Le respect de la vie privée repose non seulement sur des obligations législatives immuables, mais aussi sur des obligations éthiques et morales fondamentales. C’est ce que je pense depuis longtemps. Comme vous pourrez le constater en prenant connaissance de mon parcours, je me passionne depuis un certain temps pour le dialogue juridique, éthique et social dans son ensemble concernant la protection de la vie privée – un dialogue nuancé et intégré ouvert à tous qui se déroule à la jonction de la société et de la technologie émergente. Ce dialogue éclaire et appuie une innovation responsable tant pour nous que pour les générations futures.

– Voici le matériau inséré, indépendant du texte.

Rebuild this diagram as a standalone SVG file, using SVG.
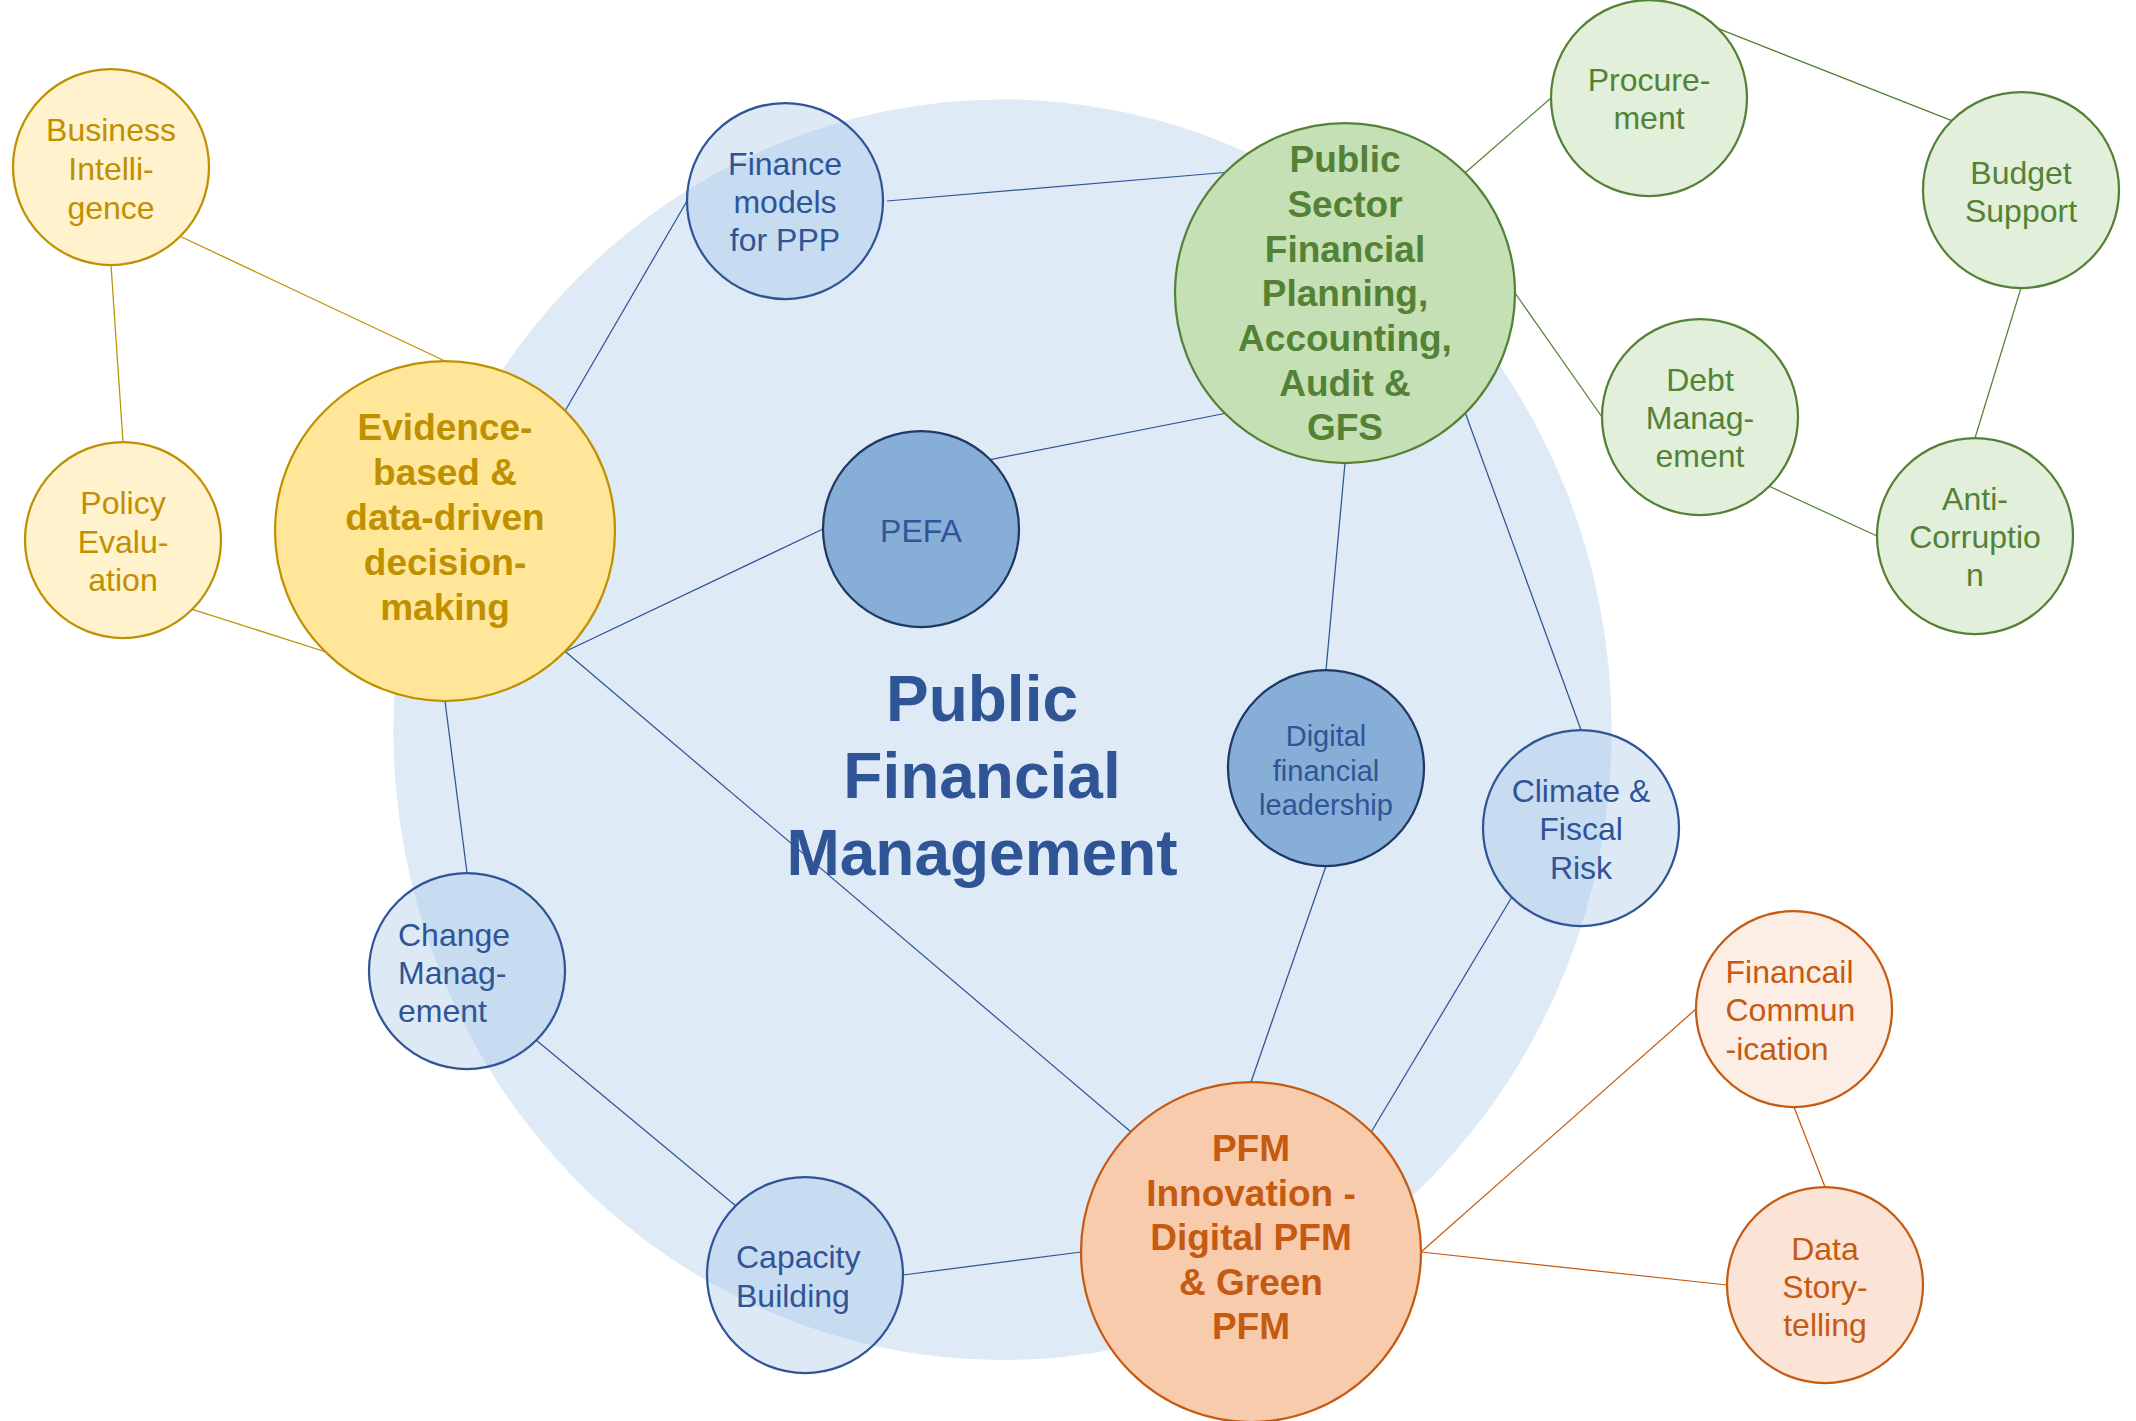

Trop souvent, les conversations sur la vie privée accordent une importance excessive au libellé exact des lois et des règlements pour déterminer ce que nous devons faire au minimum dans une situation donnée. Ce type de discours est nécessaire pour réduire le risque de responsabilité civile, mais il n’en restreint pas moins indûment la portée du dialogue – intentionnellement ou non – en excluant la question éthique la plus importante, à savoir « Que devrions-nous faire dans les circonstances? »

Le droit à la vie privée

La Cour suprême du Canada a clairement établi que le droit à la vie privée constitue une valeur fondamentale dans une société démocratique moderne. « Fondée sur l’autonomie morale et physique de la personne, la notion de vie privée est essentielle à son bien-être. Ne serait-ce que pour cette raison, elle mériterait une protection constitutionnelle, mais elle revêt aussi une importance capitale sur le plan de l’ordre public. »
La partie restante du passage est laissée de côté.